Specific features
Arenadata QuickMarts (ADQM) is a database management system for online analytical processing (OLAP). It can be used in various fields to address the tasks requiring high-speed processing of non-aggregated data that is also constantly added in real-time, for example:
-
web and mobile application analytics;
-
analytics of metrics in real time;
-
quick data marts;
-
monitoring and analysis of structured logs and events;
-
real-time data monitoring and analysis.
ADQM is built on the ClickHouse open-source DBMS that allows generating analytical data reports in real time. Specific features of ADQM/ClickHouse:
-
Column-oriented data storage — each column data is stored independently. This allows reading data quickly (searching for data values in required columns only, not in the entire table) and compressing data effectively (since each column contains data of the same type).
-
Primary indexes — ADQM/ClickHouse keeps data physically sorted by primary key. This makes it possible to quickly retrieve data based on key values or value ranges.
-
Vector calculations — data processing by vectors (parts of columns) allows achieving high CPU efficiency.
-
Parallel query processing — large queries are parallelized across multiple cores and use all the necessary resources available on the current server.
-
Distributed query processing on multiple servers of a cluster due to the sharding mechanism.
-
Sampling (executing a query based on a part of data) and approximate calculations provide acceptable trade-off between accuracy and performance.
-
Linear scalability — you can add new nodes to a cluster to extend it so that it can store and process petabytes of data.
-
Working on hard drives — ADQM/ClickHouse can work on regular hard drives, unlike other column-oriented DBMSs that can work in RAM only. This allows you to optimize data storage cost as hard drives are cheaper than RAM. SSD and additional RAM can also be used if available.
-
Asynchronous multi-master replication — after data has been written to any available replica, all the remaining replicas get their copy in the background.
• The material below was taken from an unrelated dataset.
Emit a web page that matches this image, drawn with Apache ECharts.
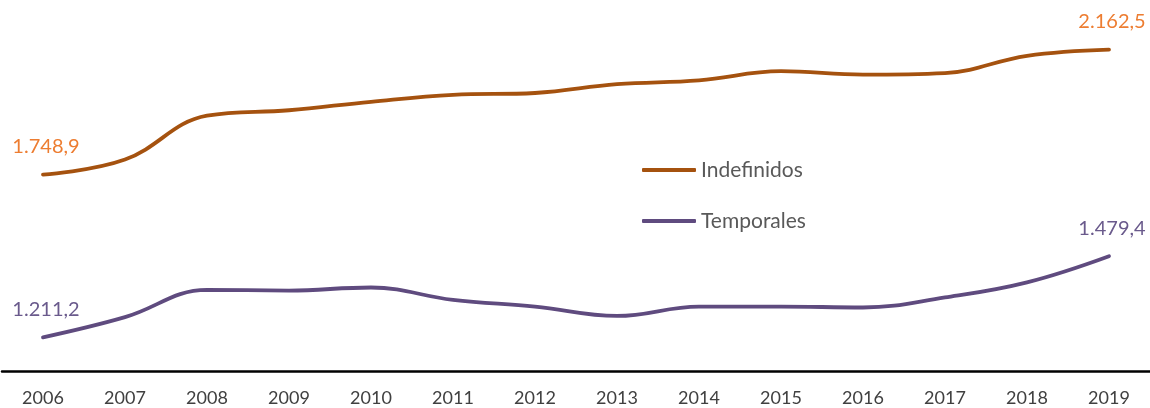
<!DOCTYPE html>
<html>
<head>
<meta charset="utf-8">
<script src="https://cdn.jsdelivr.net/npm/echarts@6/dist/echarts.min.js"></script>
<style>
  html, body { margin: 0; padding: 0; background: #ffffff; }
  #chart { width: 1150px; height: 408px; }
</style>
</head>
<body>
<div id="chart"></div>
<script>
// años
const years = ['2006', '2007', '2008', '2009', '2010', '2011', '2012', '2013', '2014', '2015', '2016', '2017', '2018', '2019'];
// miles de contratos
const indefinidos = [1748.9, 1799, 1944, 1962, 1990, 2013, 2019, 2048, 2061, 2091, 2080, 2085, 2142, 2162.5];
const temporales = [1211.2, 1278, 1368, 1366, 1376, 1335, 1313, 1282, 1313, 1313, 1310, 1343, 1393, 1479.4];

const fontFamily = 'Lato, "Open Sans", sans-serif';

// etiqueta solo en el primer y último año
function edgeLabel(value, idx, last) {
  return (idx === 0 || idx === last) ? value.toLocaleString('de-DE', {minimumFractionDigits: 1, maximumFractionDigits: 1}) : '';
}

const myChart = echarts.init(document.getElementById('chart'));
const option = {
  animation: false,
  grid: { left: 2, right: 0, top: 8, bottom: 37 },
  legend: {
    orient: 'vertical',
    left: 642,
    top: 159,
    padding: 0,
    icon: 'roundRect',
    itemWidth: 54,
    itemHeight: 4,
    itemGap: 29,
    textStyle: { fontFamily: fontFamily, fontSize: 21, lineHeight: 22, color: '#595959' },
    data: ['Indefinidos', 'Temporales']
  },
  xAxis: {
    type: 'category',
    data: years,
    boundaryGap: true,
    axisLine: { lineStyle: { color: '#000000', width: 2.5 } },
    axisTick: { show: false },
    axisLabel: { fontFamily: fontFamily, fontSize: 18, color: '#404040', margin: 18 }
  },
  yAxis: {
    type: 'value',
    min: 1100,
    max: 2300,
    show: false,
    splitLine: { show: false }
  },
  series: [
    {
      name: 'Indefinidos',
      type: 'line',
      data: indefinidos,
      smooth: 0.4,
      symbol: 'circle',
      symbolSize: 0,
      lineStyle: { color: '#A5520F', width: 3.8, cap: 'round' },
      itemStyle: { color: '#A5520F' },
      label: {
        show: true,
        position: 'top',
        distance: 18,
        offset: [3, 0],
        fontFamily: fontFamily,
        fontSize: 20,
        color: '#ED7D31',
        formatter: p => edgeLabel(p.value, p.dataIndex, indefinidos.length - 1)
      }
    },
    {
      name: 'Temporales',
      type: 'line',
      data: temporales,
      smooth: 0.4,
      symbol: 'circle',
      symbolSize: 0,
      lineStyle: { color: '#5F4B7F', width: 3.8, cap: 'round' },
      itemStyle: { color: '#5F4B7F' },
      label: {
        show: true,
        position: 'top',
        distance: 18,
        offset: [3, 0],
        fontFamily: fontFamily,
        fontSize: 20,
        color: '#6A5A8C',
        formatter: p => edgeLabel(p.value, p.dataIndex, temporales.length - 1)
      }
    }
  ]
};
myChart.setOption(option);
</script>
</body>
</html>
As the system maintains full data identity on different replicas, it can automatically recover data after most failures.
-
SQL query syntax — ADQM/ClickHouse supports an SQL language that is similar to ANSI SQL but includes some extensions: arrays and nested data structures, probabilistic structures, the availability to connect an external key/value store, etc.
-
Support for multiple database engines and table engines — the Database Engines and Table Engines articles of the ClickHouse documentation list and describe all database and table engines that ADQM/ClickHouse can use.
-
Real-time data inserts — the MergeTree table engine allows ADQM/ClickHouse to add data to tables continually in real time (without locks when inserting new data).
-
Integration with external systems — ADQM/ClickHouse can be integrated with different external data sources such as Kafka, RabbitMQ, Hadoop (HDFS), MySQL, PostgreSQL, MongoDB, etc.
ADQM/ClickHouse also has some limitations:
-
Transactions are not supported.
-
Updating or deleting previously inserted data is not fast enough.
-
Low speed of point queries retrieving specific rows by their keys due to a sparse index.